Dr. Netterville noted the huge change in the approach to carotid body tumors from then to now. “When I started this, a paraganglioma was an evil, mean, bloody tumor latched on the carotid artery that has to come out tomorrow before it leads to death or causes a stroke,” he said. “But what do we really know? These are not urgent procedures at all. These are very slowly growing tumors that we can choose to observe for long periods of time…. Eventually you might operate on it. Maybe they won’t need it.”
In some cases, though, removal is the only good option, he said, noting the case of a man for whom no resection was done and who nearly died from amyloidosis.
For all the knowledge he gained through the years, Dr. Netterville still heard complaints about that pain that patients were having when they took their first bites of food. It was described as “spasm-like” in the area of the parotid glands after the first bite of a meal, with the severity increasing with the interval between oral intakes and the potency of the salivary stimulus.
Finally, Dr. Netterville saw a 13-year-old who’d been playing with his father’s pistol and suffered a gunshot wound to the right maxillary sinus. The internal carotid artery was occluded at the entry to the skull. He also had Horner’s syndrome.

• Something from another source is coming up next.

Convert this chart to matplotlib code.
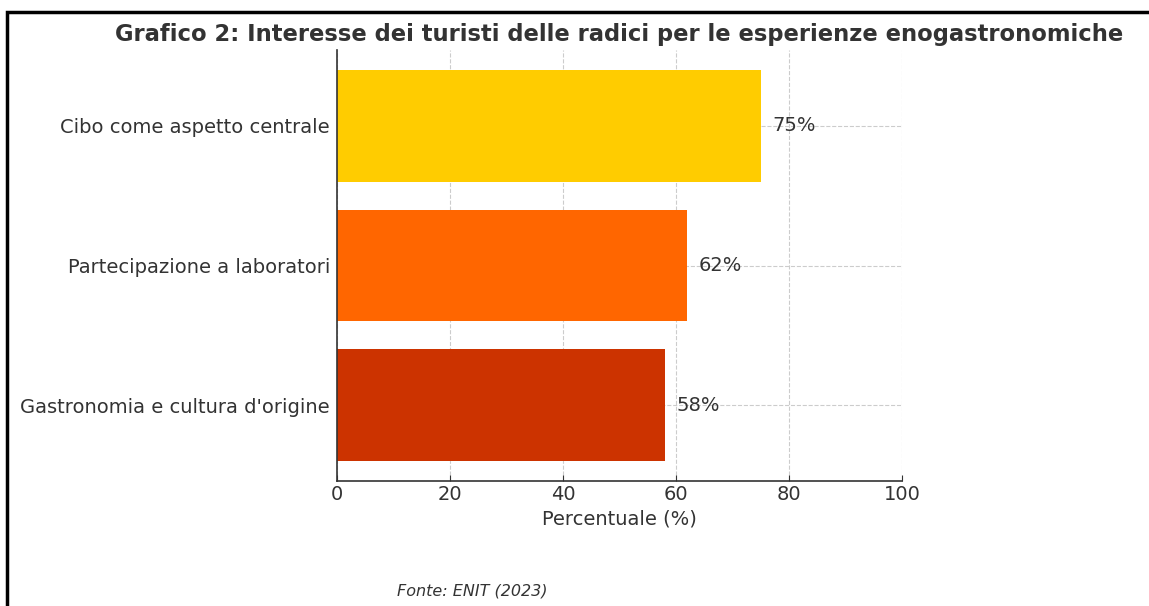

It was decided that the bullet didn’t need to be removed. Six months later, he came back with apparently no new problems—except, after a 20-minute conversation, his mother mentioned her son having pain at the first bite of a meal.
This prompted Dr. Netterville to start thinking about sympathetic nerve damage and a link to carotid body tumor resections, in which all the post-ganglionic sympathetic fibers are stripped away.
In the parotid gland, the sympathetic nerves innervate the myoepithelial muscle, which squeezes out saliva. If this is lost, Dr. Netterville has postulated, the cell undergoes a “post-innervation supersensitivity.”
“My theory is that it’s all the myoepithelial muscles spasming at one time when you eat,” he said. Then the pain subsides as the receptors become saturated. It’s the subject of a paper that has been sitting on his desk for two decades. He has found a lot of skeptics, but no publisher.
His experience with these patients “ended up handing me and putting in my lab tremendous numbers of patients with cranial neuropathies,” Dr. Netterville said.
Unexpected Course
Dr. Netterville said it’s impossible to know where your medical career will take you. “You can’t sit here and plan, ‘This is what I’m going to be known for. This is what I’m going to accomplish,’” he said. “All you can do is seize opportunity and hang around with smart people. And they’ll open doors for you.”
Robert Ossoff, MD, President of the Triological Society, told the audience after the speech that they’d hope they’d enjoyed the lessons of a storyteller. “Jim has a unique way of teaching,” Dr. Ossoff said. “I think most of us lecture—Jim tells a story, and through the story comes out the teaching, the learning.”